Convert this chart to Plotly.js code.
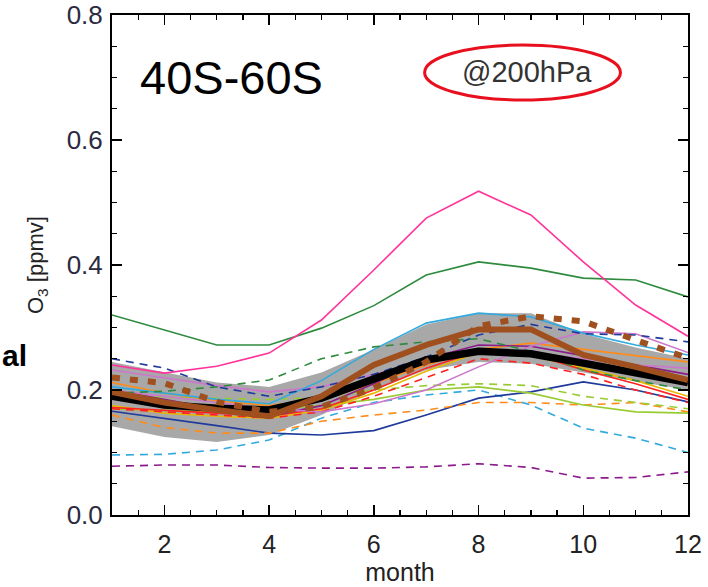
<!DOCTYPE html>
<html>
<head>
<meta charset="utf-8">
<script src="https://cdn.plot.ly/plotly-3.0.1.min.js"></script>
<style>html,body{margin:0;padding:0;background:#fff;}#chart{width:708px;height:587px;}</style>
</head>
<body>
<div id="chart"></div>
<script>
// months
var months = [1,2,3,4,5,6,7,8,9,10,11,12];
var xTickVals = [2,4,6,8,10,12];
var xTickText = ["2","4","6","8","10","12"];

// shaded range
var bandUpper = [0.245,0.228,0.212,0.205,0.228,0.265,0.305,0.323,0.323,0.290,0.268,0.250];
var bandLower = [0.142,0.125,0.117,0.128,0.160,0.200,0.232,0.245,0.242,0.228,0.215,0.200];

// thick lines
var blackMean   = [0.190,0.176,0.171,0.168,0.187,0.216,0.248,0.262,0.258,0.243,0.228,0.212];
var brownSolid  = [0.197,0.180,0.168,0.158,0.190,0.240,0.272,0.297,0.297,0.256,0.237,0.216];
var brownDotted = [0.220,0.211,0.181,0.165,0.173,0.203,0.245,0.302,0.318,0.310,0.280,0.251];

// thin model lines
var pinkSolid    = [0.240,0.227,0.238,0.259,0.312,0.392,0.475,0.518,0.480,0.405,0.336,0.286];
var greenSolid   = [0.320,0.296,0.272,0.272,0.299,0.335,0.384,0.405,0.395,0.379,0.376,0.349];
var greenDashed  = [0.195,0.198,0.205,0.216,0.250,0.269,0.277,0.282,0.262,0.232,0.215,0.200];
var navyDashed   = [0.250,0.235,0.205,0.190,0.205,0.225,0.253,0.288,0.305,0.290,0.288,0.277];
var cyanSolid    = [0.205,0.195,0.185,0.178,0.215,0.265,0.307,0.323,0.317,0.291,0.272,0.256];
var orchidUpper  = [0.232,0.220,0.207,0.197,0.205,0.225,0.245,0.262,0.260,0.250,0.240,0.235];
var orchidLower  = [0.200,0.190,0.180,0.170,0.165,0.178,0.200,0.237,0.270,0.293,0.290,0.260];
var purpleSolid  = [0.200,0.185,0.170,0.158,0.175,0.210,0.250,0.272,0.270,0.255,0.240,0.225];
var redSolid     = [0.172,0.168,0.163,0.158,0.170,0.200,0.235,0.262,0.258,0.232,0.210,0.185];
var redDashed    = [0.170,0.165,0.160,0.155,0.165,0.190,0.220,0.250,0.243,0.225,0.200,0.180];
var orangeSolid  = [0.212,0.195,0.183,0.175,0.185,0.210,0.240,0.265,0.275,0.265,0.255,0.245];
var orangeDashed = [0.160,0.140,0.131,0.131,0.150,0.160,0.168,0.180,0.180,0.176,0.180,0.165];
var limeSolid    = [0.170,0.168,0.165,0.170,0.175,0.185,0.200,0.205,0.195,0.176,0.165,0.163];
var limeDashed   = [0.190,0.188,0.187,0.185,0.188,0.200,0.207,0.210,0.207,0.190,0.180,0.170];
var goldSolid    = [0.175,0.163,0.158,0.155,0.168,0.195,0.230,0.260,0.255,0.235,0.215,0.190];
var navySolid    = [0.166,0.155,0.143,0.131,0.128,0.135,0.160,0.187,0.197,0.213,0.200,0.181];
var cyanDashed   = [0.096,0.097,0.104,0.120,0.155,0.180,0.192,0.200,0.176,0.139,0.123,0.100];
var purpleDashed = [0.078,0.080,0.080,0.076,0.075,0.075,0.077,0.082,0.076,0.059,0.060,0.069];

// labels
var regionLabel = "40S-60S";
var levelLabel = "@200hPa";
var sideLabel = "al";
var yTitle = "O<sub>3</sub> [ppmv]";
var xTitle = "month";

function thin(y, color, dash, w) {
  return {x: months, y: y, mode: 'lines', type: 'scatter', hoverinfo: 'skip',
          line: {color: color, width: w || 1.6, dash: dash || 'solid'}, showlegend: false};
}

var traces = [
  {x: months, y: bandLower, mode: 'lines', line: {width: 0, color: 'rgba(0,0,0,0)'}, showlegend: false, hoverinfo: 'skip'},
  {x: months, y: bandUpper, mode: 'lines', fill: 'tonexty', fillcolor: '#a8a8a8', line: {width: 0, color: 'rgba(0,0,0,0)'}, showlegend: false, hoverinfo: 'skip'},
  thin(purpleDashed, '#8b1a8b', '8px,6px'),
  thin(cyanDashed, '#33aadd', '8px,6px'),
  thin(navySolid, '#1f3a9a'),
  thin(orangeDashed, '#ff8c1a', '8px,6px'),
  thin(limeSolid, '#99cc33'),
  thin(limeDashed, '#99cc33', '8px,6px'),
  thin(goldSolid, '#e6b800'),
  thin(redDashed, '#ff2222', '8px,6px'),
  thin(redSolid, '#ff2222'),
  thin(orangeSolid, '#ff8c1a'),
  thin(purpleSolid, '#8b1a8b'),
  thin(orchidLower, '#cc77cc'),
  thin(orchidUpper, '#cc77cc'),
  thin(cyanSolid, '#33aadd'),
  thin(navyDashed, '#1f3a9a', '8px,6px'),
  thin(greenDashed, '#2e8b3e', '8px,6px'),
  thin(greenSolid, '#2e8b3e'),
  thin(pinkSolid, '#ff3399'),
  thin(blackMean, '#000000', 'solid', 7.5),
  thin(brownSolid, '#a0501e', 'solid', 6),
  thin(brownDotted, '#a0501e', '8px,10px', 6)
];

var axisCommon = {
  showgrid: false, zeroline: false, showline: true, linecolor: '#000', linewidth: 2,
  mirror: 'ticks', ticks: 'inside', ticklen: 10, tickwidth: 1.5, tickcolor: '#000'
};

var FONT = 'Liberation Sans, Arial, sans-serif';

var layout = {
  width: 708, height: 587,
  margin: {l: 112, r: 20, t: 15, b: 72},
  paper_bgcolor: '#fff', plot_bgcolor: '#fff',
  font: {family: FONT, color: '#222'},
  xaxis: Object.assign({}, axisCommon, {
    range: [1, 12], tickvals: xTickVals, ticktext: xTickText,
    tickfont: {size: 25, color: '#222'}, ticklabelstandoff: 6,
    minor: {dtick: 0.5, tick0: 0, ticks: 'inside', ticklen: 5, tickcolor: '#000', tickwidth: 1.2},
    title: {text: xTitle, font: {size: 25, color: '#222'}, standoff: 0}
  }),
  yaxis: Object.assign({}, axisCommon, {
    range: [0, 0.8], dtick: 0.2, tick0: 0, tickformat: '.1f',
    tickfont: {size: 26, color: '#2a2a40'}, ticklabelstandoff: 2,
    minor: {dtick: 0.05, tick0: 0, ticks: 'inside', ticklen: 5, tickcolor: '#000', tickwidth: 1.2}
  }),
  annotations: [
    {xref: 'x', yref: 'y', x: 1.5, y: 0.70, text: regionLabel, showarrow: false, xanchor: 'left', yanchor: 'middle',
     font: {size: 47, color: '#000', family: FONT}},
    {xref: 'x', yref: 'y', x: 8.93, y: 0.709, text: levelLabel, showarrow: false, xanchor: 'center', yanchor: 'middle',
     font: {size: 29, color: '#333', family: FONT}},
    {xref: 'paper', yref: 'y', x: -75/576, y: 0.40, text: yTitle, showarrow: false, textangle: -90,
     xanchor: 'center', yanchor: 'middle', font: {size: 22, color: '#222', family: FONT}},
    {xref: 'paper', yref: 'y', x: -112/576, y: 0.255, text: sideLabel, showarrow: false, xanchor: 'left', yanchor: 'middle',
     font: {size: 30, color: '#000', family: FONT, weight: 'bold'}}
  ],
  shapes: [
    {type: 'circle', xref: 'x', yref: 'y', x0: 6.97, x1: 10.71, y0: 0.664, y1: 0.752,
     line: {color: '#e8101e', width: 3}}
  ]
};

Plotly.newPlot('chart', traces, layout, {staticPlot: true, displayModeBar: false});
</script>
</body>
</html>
* * *
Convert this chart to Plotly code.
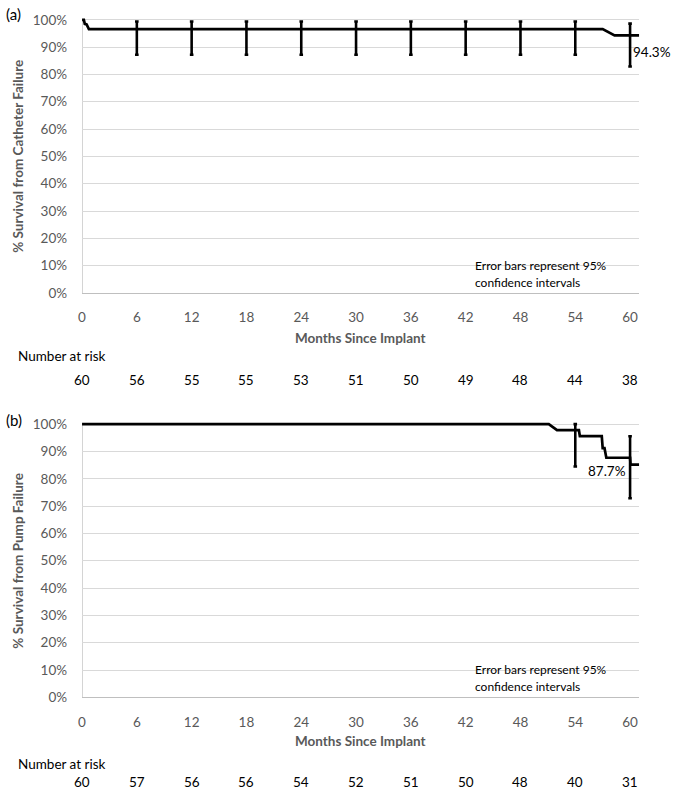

WHAT THE TASK ASKS
Within the data above, pick out all lines holding the word "this".

OUTPUT
Convert this chart to Plotly.js code.
Convert this chart to Plotly code.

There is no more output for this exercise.